A fragment prodrug discovered in a phenotypic screen

Glioblastoma multiforme (GBM) is a particularly nasty type of brain tumor with few drug options aside from the DNA alkylating agent temozolomide (TMZ), which is toxic and not particularly effective. Drugs fail for multiple reasons, among them the difficulty many small molecules have crossing the blood-brain barrier. A recent Nature paper by Luis Parada and a large group of collaborators at Memorial Sloan Kettering Cancer Center and elsewhere describes a promising new approach.

 

The researchers screened >200,000 molecules (not necessarily fragments) against primary GBM cells to look for compounds that reduced viability. Generically toxic molecules are so common that they (literally) grow on trees, so hits were counter-screened against mouse embryonic fibroblasts to looks for molecules that selectively killed GBM cells. This led to a rule-of-three compliant compound the researchers dubbed gliocidin.

 

Figuring out how gliocidin works turned out to be a complicated quest, starting with a genome-wide CRISPR-Cas9 screen to look for genes that either protected or sensitized cells to gliocidin. Subsequent work, including knocking out specific genes of interest and LC-MS/MS studies of metabolites, revealed that gliocidin leads to inhibition of a protein called inosine monophosphate dehydrogenase 2 (IMPDH2), which is necessary for guanine synthesis.

 

However, gliocidin is not a direct inhibitor of IMPDH2. Rather, it is is essentially a "pro-prodrug". Gliocidin is first converted into gliocidin-monocucleotide by the enzyme NAMPT (a target we wrote about back in 2014), and subsequently converted to gliocidin-adenine dinucleotide (GAD) by the enzyme NMNAT1. Cryo-EM showed that GAD binds at the NAD⁺ cofactor binding site of IMPDH2, blocking enzyme activity.

In addition to being a DNA-alkylating agent, TMZ induces NMNAT1 expression, thereby increasing conversion of gliocidin to GAD. Consistent with this, the combination of gliocidin and TMZ was more effective than either agent alone in mouse xenograft models. This is a lovely paper that reads like a detective story, and I’m only able to scratch the surface in a brief blog post. It also has multiple lessons for FBDD.

 

First, as expected given its molecular properties, gliocidin has excellent brain penetration. Vicki Nienaber argued in 2009 that FBDD may be ideally suited for finding molecules that can cross the blood-brain barrier, and gliocidin is a case in point.

 

Second, this paper answers emphatically in the affirmative the question we posed in 2022: “Is phenotypic fragment screening worthwhile?”

 

Third, this is another example of in situ inhibitor assembly to generate an analog of NAD⁺; we wrote about a small fragment targeting a different protein here.
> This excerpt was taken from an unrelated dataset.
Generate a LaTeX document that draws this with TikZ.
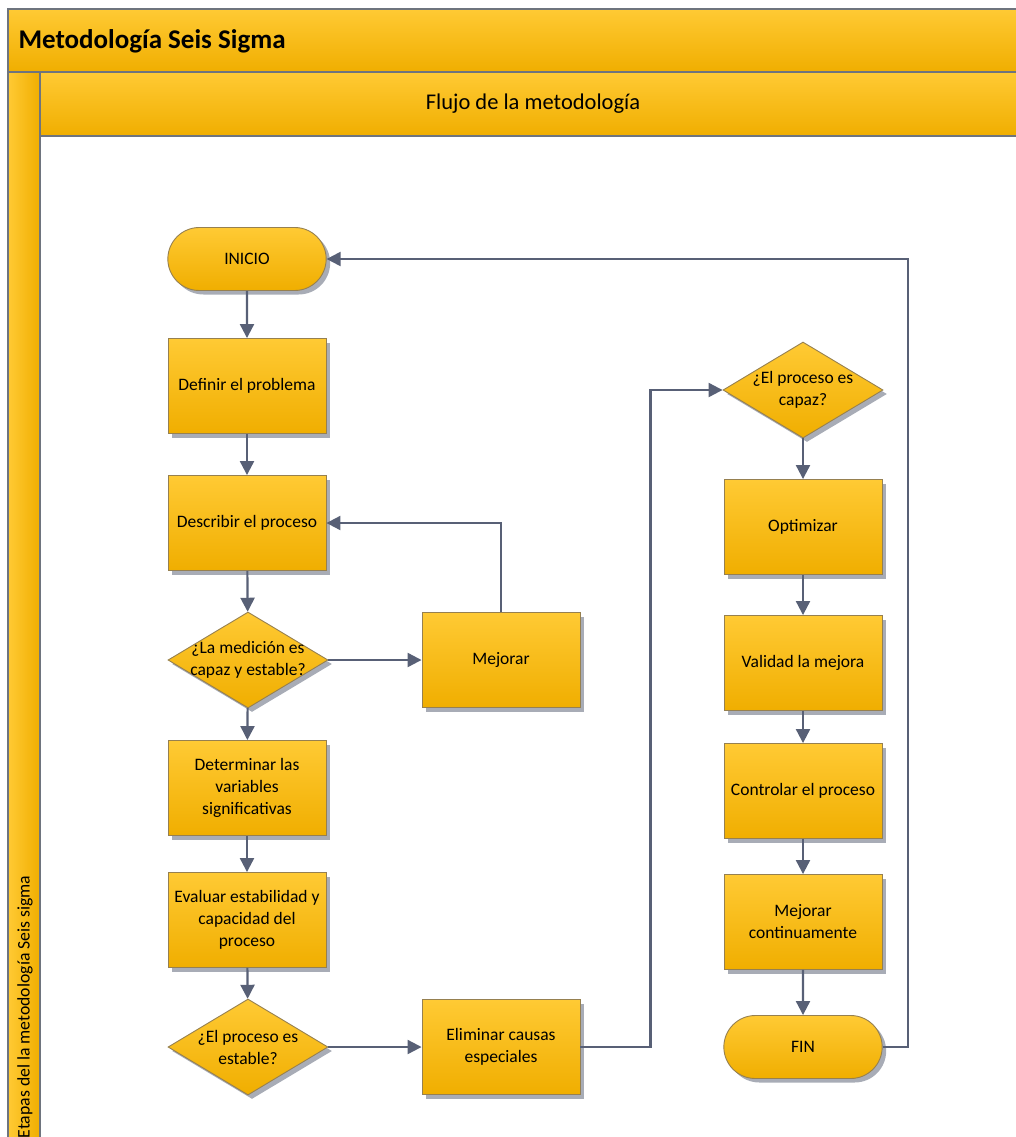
\documentclass[tikz,border=0pt]{standalone}
\usepackage{fontspec}
\setmainfont{Carlito}
\usetikzlibrary{arrows.meta,shapes.geometric,shapes.misc,shadows}

\definecolor{ylight}{RGB}{255,202,52}
\definecolor{ydark}{RGB}{240,174,0}
\definecolor{nodeborder}{RGB}{150,128,80}
\definecolor{framecol}{RGB}{110,116,126}
\definecolor{linecol}{RGB}{88,96,118}
\definecolor{shadowcol}{RGB}{168,172,182}

\tikzset{
  every node/.style={font=\fontsize{17.5}{22}\selectfont},
  boxfill/.style={draw=nodeborder, line width=0.9pt, top color=ylight, bottom color=ydark,
    general shadow={fill=shadowcol, shadow xshift=4pt, shadow yshift=-4pt}},
  procbox/.style={boxfill, rectangle, minimum width=158pt, minimum height=95pt,
    align=center, inner sep=2pt},
  termbox/.style={boxfill, rounded rectangle, minimum width=165pt, minimum height=63pt},
  decbox/.style={boxfill, diamond, minimum width=160pt, minimum height=96pt, inner sep=0pt},
  dectext/.style={align=center, inner sep=0pt},
  flow/.style={draw=linecol, line width=2.2pt, -{Triangle[length=14pt,width=14pt]}},
  frameline/.style={draw=framecol, line width=2pt},
}

\begin{document}
\begin{tikzpicture}[x=1pt,y=-1pt]
\useasboundingbox (0,0) rectangle (1016,1137);

% swimlane header bands
\fill[top color=ylight, bottom color=ydark] (8,9) rectangle (1020,72);
\fill[top color=ylight, bottom color=ydark] (40,72) rectangle (1020,136);
\fill[left color=ylight, right color=ydark] (8,72) rectangle (40,1140);
\draw[frameline] (1020,9) -- (8,9) -- (8,1140);
\draw[frameline] (8,72) -- (1020,72);
\draw[frameline] (40,1140) -- (40,72);
\draw[frameline] (40,136) -- (1020,136);

\node[anchor=west, font=\fontsize{27}{32}\selectfont\bfseries] (title) at (15,41) {Metodología Seis Sigma};
\node[font=\fontsize{22.5}{26}\selectfont] (flujo) at (533,104) {Flujo de la metodología};
\node[rotate=90, anchor=east, font=\fontsize{17.7}{20}\selectfont] (etapas) at (25,872) {Etapas del la metodología Seis sigma};

% left column
\node[termbox] (ini) at (247,259) {INICIO};
\node[procbox] (def) at (247,386) {Definir el problema};
\node[procbox] (desc) at (247,523) {Describir el proceso};
\node[decbox] (d1) at (248,660) {};
\node[dectext] (d1t) at (248,660) {¿La medición es\\capaz y estable?};
\node[procbox] (mej) at (501,660) {Mejorar};
\node[procbox] (det) at (247,788) {Determinar las\\variables\\significativas};
\node[procbox] (eval) at (247,920) {Evaluar estabilidad y\\capacidad del\\proceso};
\node[decbox] (d2) at (248,1047) {};
\node[dectext] (d2t) at (248,1047) {¿El proceso es\\estable?};
\node[procbox] (elim) at (501,1047) {Eliminar causas\\especiales};

% right column
\node[decbox] (d3) at (803,390) {};
\node[dectext] (d3t) at (803,390) {¿El proceso es\\capaz?};
\node[procbox] (opt) at (803,527) {Optimizar};
\node[procbox] (val) at (803,663) {Validad la mejora};
\node[procbox] (ctrl) at (803,791) {Controlar el proceso};
\node[procbox] (mc) at (803,922) {Mejorar\\continuamente};
\node[termbox] (fin) at (803,1047) {FIN};

% connectors
\draw[flow] (ini) -- (def);
\draw[flow] (def) -- (desc);
\draw[flow] (desc) -- (d1);
\draw[flow] (d1) -- (mej);
\draw[flow] (mej.north) |- (desc.east);
\draw[flow] (d1) -- (det);
\draw[flow] (det) -- (eval);
\draw[flow] (eval) -- (d2);
\draw[flow] (d2) -- (elim);
\draw[flow] (elim.east) -- ++(70,0) |- (d3.west);
\draw[flow] (d3) -- (opt);
\draw[flow] (opt) -- (val);
\draw[flow] (val) -- (ctrl);
\draw[flow] (ctrl) -- (mc);
\draw[flow] (mc) -- (fin);
\draw[flow] (fin.east) -- ++(25,0) |- (ini.east);
\end{tikzpicture}
\end{document}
Given that fragments are the size of many metabolites, fragments as prodrugs could be a productive area of research.

 

But such a prodrug approach is not without risks. In that 2014 post about NAMPT inhibitors, I noted that some molecules had poorly characterized off-target activities, which could perhaps now be explained through this type of in situ activation. The new paper found that GAD does not inhibit two different NAD⁺ or NADPH-dependent enzymes, but hitting off-target enzymes will be something to watch for during optimization. I look forward to following this story.